El Mercurio

Arturo Fermandois 158x158

Toda persona tiene derecho a retractarse y volver sobre sus pasos. El arrepentimiento parece ser una realidad de la naturaleza humana. Pero cuando es el Estado el que emite una contraorden sobreviniente que afecta a particulares, debe asumir las consecuencias de quebrar la que llamamos legítima confianza, un principio de derecho público.

Este principio descansa en una idea simple, pero poderosa: la confianza merece protección. Así, si el propio Estado ha creado un marco de cordialidad normativa por el cual invita o autoriza a particulares a desarrollar una determinada actividad, su arrepentimiento sorpresivo está regido por este principio. Y si el cuadro normativo se despliega mediante actos administrativos o legislativos -regulares en su apariencia- que inequívocamente generan esa confianza, esto produce efectos constitucionales precisos y vinculantes. Por lo mismo, si la autoridad decide retractarse, sea invocando un vicio de ilegalidad o razones de bien común, infringe la Constitución y debe indemnizar a los afectados.

Hace dos años, un nuevo gobierno asumió y procedió con diversas retractaciones normativas.
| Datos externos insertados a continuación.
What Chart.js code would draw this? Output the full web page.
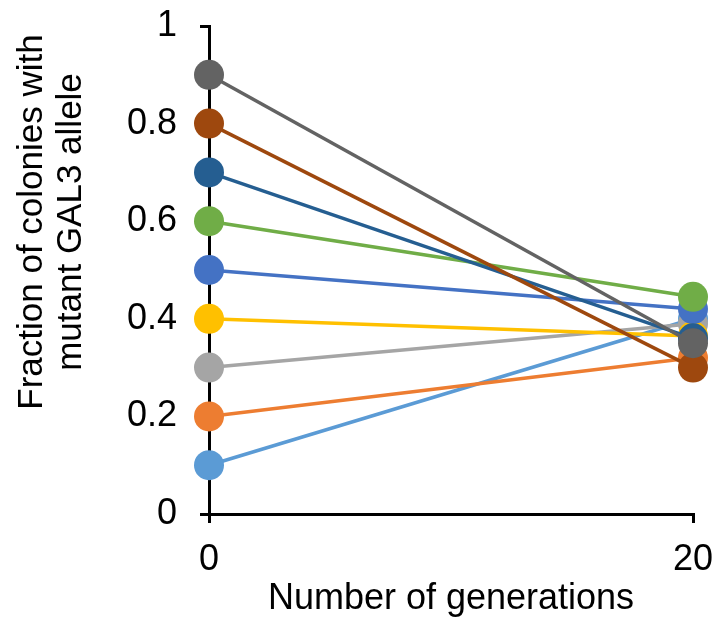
<!DOCTYPE html>
<html>
<head>
<meta charset="utf-8">
<script src="https://cdn.jsdelivr.net/npm/chart.js@4/dist/chart.umd.min.js"></script>
<style>
    body { margin: 0; background: #ffffff; }
    #wrap { width: 716px; height: 623px; }
</style>
</head>
<body>
<div id="wrap"><canvas id="chart"></canvas></div>
<script>
// generations on the x axis
const generations = [0, 20];
// fraction of colonies with mutant allele, one entry per population
const fractionStart = [0.1, 0.2, 0.3, 0.4, 0.5, 0.6, 0.7, 0.8, 0.9];
const fractionEnd = [0.40, 0.32, 0.39, 0.365, 0.42, 0.445, 0.36, 0.30, 0.35];
const seriesColors = ['#5B9BD5', '#ED7D31', '#A5A5A5', '#FFC000', '#4472C4', '#70AD47', '#255E91', '#9E480E', '#636363'];
const yTitleLines = ['Fraction of colonies with', 'mutant GAL3 allele'];
const xTitle = 'Number of generations';

const fontFamily = "'Liberation Sans', Arial, sans-serif";

/* y title is centred higher than the plot area, so it is drawn here */
const yTitlePlugin = {
    id: 'yTitle',
    afterDraw(chart) {
        const ctx = chart.ctx;
        ctx.save();
        ctx.fillStyle = '#000000';
        ctx.font = '35px ' + fontFamily;
        ctx.textAlign = 'center';
        ctx.textBaseline = 'middle';
        const xs = [32, 71];
        yTitleLines.forEach((line, i) => {
            ctx.save();
            ctx.translate(xs[i], 222);
            ctx.rotate(-Math.PI / 2);
            ctx.fillText(line, 0, 0);
            ctx.restore();
        });
        ctx.restore();
    },
};

const datasets = fractionStart.map((v, i) => ({
    label: 'Population ' + (i + 1),
    data: [
        { x: generations[0], y: v },
        { x: generations[1], y: fractionEnd[i] },
    ],
    borderColor: seriesColors[i],
    backgroundColor: seriesColors[i],
    pointBackgroundColor: seriesColors[i],
    pointBorderColor: seriesColors[i],
    // later populations sit on top, like the original
    order: fractionStart.length - 1 - i,
}));

new Chart(document.getElementById('chart'), {
    type: 'line',
    data: { datasets: datasets },
    plugins: [yTitlePlugin],
    options: {
        responsive: true,
        maintainAspectRatio: false,
        animation: false,
        layout: {
            padding: { left: 128, right: 23, top: 26, bottom: 0 },
        },
        datasets: {
            line: {
                borderWidth: 3.5,
                pointRadius: 15,
                pointBorderWidth: 0,
                clip: false,
                tension: 0,
            },
        },
        scales: {
            x: {
                type: 'linear',
                min: 0,
                max: 20,
                afterFit: (scale) => {
                    scale.height = 109;
                    scale.paddingLeft = 0;
                    scale.paddingRight = 0;
                },
                border: { display: true, color: '#000000', width: 3 },
                grid: {
                    drawOnChartArea: false,
                    drawTicks: true,
                    tickLength: 9,
                    color: '#000000',
                    lineWidth: 3,
                },
                ticks: {
                    stepSize: 20,
                    color: '#000000',
                    padding: 15,
                    maxRotation: 0,
                    font: { family: fontFamily, size: 36 },
                },
                title: {
                    display: true,
                    text: xTitle,
                    color: '#000000',
                    padding: { top: 0, bottom: 2 },
                    font: { family: fontFamily, size: 36 },
                },
            },
            y: {
                min: 0,
                max: 1,
                afterFit: (scale) => {
                    scale.width = 81;
                    scale.paddingTop = 0;
                    scale.paddingBottom = 0;
                },
                border: { display: true, color: '#000000', width: 3 },
                grid: {
                    drawOnChartArea: false,
                    drawTicks: true,
                    tickLength: 9,
                    color: '#000000',
                    lineWidth: 3,
                },
                ticks: {
                    stepSize: 0.2,
                    color: '#000000',
                    padding: 23,
                    font: { family: fontFamily, size: 36 },
                    callback: (value) => String(Number(value.toFixed(1))),
                },
            },
        },
        plugins: {
            legend: { display: false },
            tooltip: { enabled: false },
        },
    },
});
</script>
</body>
</html>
Entre otras, se derogó el llamado reglamento del Consentimiento Expreso del Ministerio de Economía, a pocos días de haberse dictado, y se invalidó prestamente un acuerdo del Consejo de Ministros favorable a HidroAysén, emitido unos pocos meses antes. En esos días, los administrados acusaban el impacto de la alternancia de coaliciones políticas en el poder. El cambio de criterio y prioridades en las autoridades entrantes eran el fundamento de conductas administrativas incoherentes con otras anteriores, emanadas de los mismos órganos administrativos.

La situación desconocía el deber que la Constitución exige al Estado y sus órganos de observar una actuación administrativa consistente. Esto, especialmente cuando mediante actos administrativos favorables se había provisto de confianza a los administrados, habiéndoseles facultado para actuar de una determinada forma.

En los últimos tiempos, esta tendencia regulatoria viene alcanzando zonas e intensidades jurídicas inéditas. Sin apego al principio administrativo de coordinación, se cuestionó por una alta autoridad una fusión de AFP aprobada previa y expresamente por acto administrativo formal por el superintendente del ramo. En Valparaíso, se declaró admisible y ya se tramita una moción parlamentaria de nulidad de la Ley de Pesca. Luego se anunció otra moción de nulidad para la Ley del Royalty II, aprobada en 2010. Los promotores de estos episodios legislativos -muy inéditos, porque lo que cabría, si así se decidiera, es proponer su modificación o derogación, con períodos transitorios e indemnización- sugieren lo imposible en derecho, esto es, que el Estado puede dejar a los afectados, que confiaron en la ley aprobada, librados a su propia suerte, u obrar como si todo lo sucedido en el tiempo intermedio fuese ilícito. Pero aún si el legislador así lo resolviese, el Estado debe prepararse para indemnizar los daños, porque cuando la confianza y certeza jurídica se quiebran por su concurso u omisión, no cabe aceptar su defensa.

El derecho público se ha puesto de acuerdo en los requisitos necesarios para que opere la legítima confianza y esta se levante como una barrera para que Estado invalide sus propios actos. La facultad administrativa de invalidar existe formalmente en el artículo 53 de la ley 19.880, pero reconoce límites si se cumplen estos requisitos. Acto estatal favorable, apariencia de regularidad, buena fe, precisión de la conducta previa que se desea remover, etcétera. Sabemos también que el principio está definitivamente aceptado en el derecho constitucional universal. Ya no se trata solo de invocar derechos adquiridos ante el cambio legislativo, sino de algo más amplio, más directo y eficaz que la simple protección de la propiedad.

Y, una vez configurada la confianza frente a la retractación de la autoridad, son muchas las herramientas que velarán por su protección. Desde las primeras sentencias del tribunal administrativo federal de Alemania en la década de 1950 hasta los modernos tratados internacionales de protección de inversiones, al resguardar la confianza legítima, todos ellos sirven la misma piedra angular y milenaria del derecho junto a la justicia, que es la certeza jurídica.